Im Falle einer Havarie, also eines akuten Auftretens von Schwanzbeißen, sollten sofortige Maßnahmen ergriffen werden. Dazu zählt die Trennung der betroffenen Tiere sowie die Erweiterung des Beschäftigungsangebots. Auch Futter- und Wasserressourcen sollten auf ihre Funktion überprüft werden. Gleichzeitig müssen die Klimabedingungen im Stall kontrolliert werden, um mögliche Stressfaktoren, wie eine nicht passende Temperatur im Abteil, zu identifizieren.
Welchen Einfluss hat das Angebot von Beschäftigungsmaterial auf den Kupierverzicht bzw. die Vermeidung von Schwanzbeißen?
Das Beschäftigungsangebot hat einen erheblichen Einfluss auf die Vermeidung von Schwanzbeißen. Schweine besitzen ein ausgeprägtes Bedürfnis nach Erkundung und Manipulation ihrer Umgebung. Wird dieses Grundbedürfnis nicht erfüllt, steigt die Wahrscheinlichkeit, dass die Tiere sich gegenseitig manipulieren, was zu Schwanzbeißen führen kann. Die Bereitstellung geeigneter Beschäftigungsmaterialien wirkt dem entgegen.
Gibt es neue Forschungsergebnisse oder Entwicklungen, die Sie für die Zukunft besonders wichtig halten?
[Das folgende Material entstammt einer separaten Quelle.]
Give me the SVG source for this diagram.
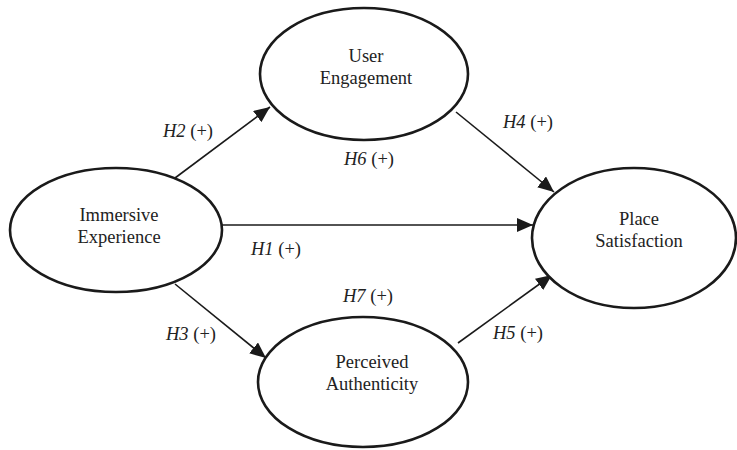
<svg xmlns="http://www.w3.org/2000/svg" width="737" height="450" viewBox="0 0 737 450">
<style>
.node{fill:#fff;stroke:#1a1a1a;stroke-width:2.6}
.t{font-family:"Liberation Serif","Times New Roman",serif;font-size:18.5px;fill:#222;text-anchor:middle}
.l{font-family:"Liberation Serif","Times New Roman",serif;font-size:18.5px;fill:#222}
.e{stroke:#1a1a1a;stroke-width:1.6;fill:none;marker-end:url(#ah)}
</style>
<defs>
<marker id="ah" markerUnits="userSpaceOnUse" markerWidth="16" markerHeight="14" refX="16" refY="7" orient="auto">
<path d="M0,0 L16,7 L0,14 z" fill="#1a1a1a"/>
</marker>
</defs>
<g id="connectors">
<line class="e" x1="175" y1="178" x2="270" y2="107"/>
<line class="e" x1="222" y1="225" x2="533" y2="225"/>
<line class="e" x1="456" y1="112" x2="554" y2="192"/>
<line class="e" x1="175" y1="284" x2="266" y2="358"/>
<line class="e" x1="458" y1="343" x2="552" y2="275"/>
</g>
<g id="labels">
<text class="l" x="163" y="137"><tspan font-style="italic">H2</tspan> (+)</text>
<text class="l" x="251" y="255"><tspan font-style="italic">H1</tspan> (+)</text>
<text class="l" x="166" y="340"><tspan font-style="italic">H3</tspan> (+)</text>
<text class="l" x="503" y="128"><tspan font-style="italic">H4</tspan> (+)</text>
<text class="l" x="493" y="339"><tspan font-style="italic">H5</tspan> (+)</text>
<text class="l" x="344" y="165"><tspan font-style="italic">H6</tspan> (+)</text>
<text class="l" x="343" y="302"><tspan font-style="italic">H7</tspan> (+)</text>
</g>
<g id="immersive">
<ellipse class="node" cx="116" cy="230" rx="106" ry="62"/>
<text class="t" x="119" y="221">Immersive</text>
<text class="t" x="119" y="243">Experience</text>
</g>
<g id="engagement">
<ellipse class="node" cx="364" cy="74" rx="104" ry="66"/>
<text class="t" x="366" y="62">User</text>
<text class="t" x="366" y="84">Engagement</text>
</g>
<g id="authenticity">
<ellipse class="node" cx="363" cy="382" rx="105" ry="65"/>
<text class="t" x="372" y="368">Perceived</text>
<text class="t" x="372" y="390">Authenticity</text>
</g>
<g id="satisfaction">
<ellipse class="node" cx="634" cy="238" rx="102" ry="70"/>
<text class="t" x="639" y="225">Place</text>
<text class="t" x="639" y="247">Satisfaction</text>
</g>
</svg>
Forschungsergebnisse zeigen, dass Schwanzbeißen, das z.B. aufgrund eines unbefriedigten Erkundungs- und Wühltrieb entsteht, bereits bis zu einer Woche vor dem Auftreten sichtbarer Verletzungen erkannt werden kann. Ein zentraler Indikator hierfür ist die Schwanzhaltung. Aus diesem Grund ist es von großer Bedeutung, die Schwanzhaltung unkupierter Tiere täglich zu beobachten. Sobald einige Tiere in der Bucht ihren Schwanz nicht mehr geringelt oder erhoben tragen, sollte interveniert werden, da dies häufig das erste Anzeichen für ein aufkommendes Problem darstellt.
Wenn Sie den Landwirten eine zentrale Empfehlung für den Kupierverzicht mitgeben könnten – welche wäre das?
Die wichtigste Empfehlung für den Kupierverzicht besteht darin, die betriebsindividuellen Stellschrauben gezielt zu ermitteln. Sinnvoll ist es, zunächst mit einer kleinen Gruppe unkupierter Tiere zu starten. Auf dieser Grundlage können die relevanten Punkte optimiert werden. Erst wenn diese Maßnahmen zuverlässig in einer Kleingruppe funktionieren, sollte der Betrieb schrittweise auf größere Gruppen umstellen.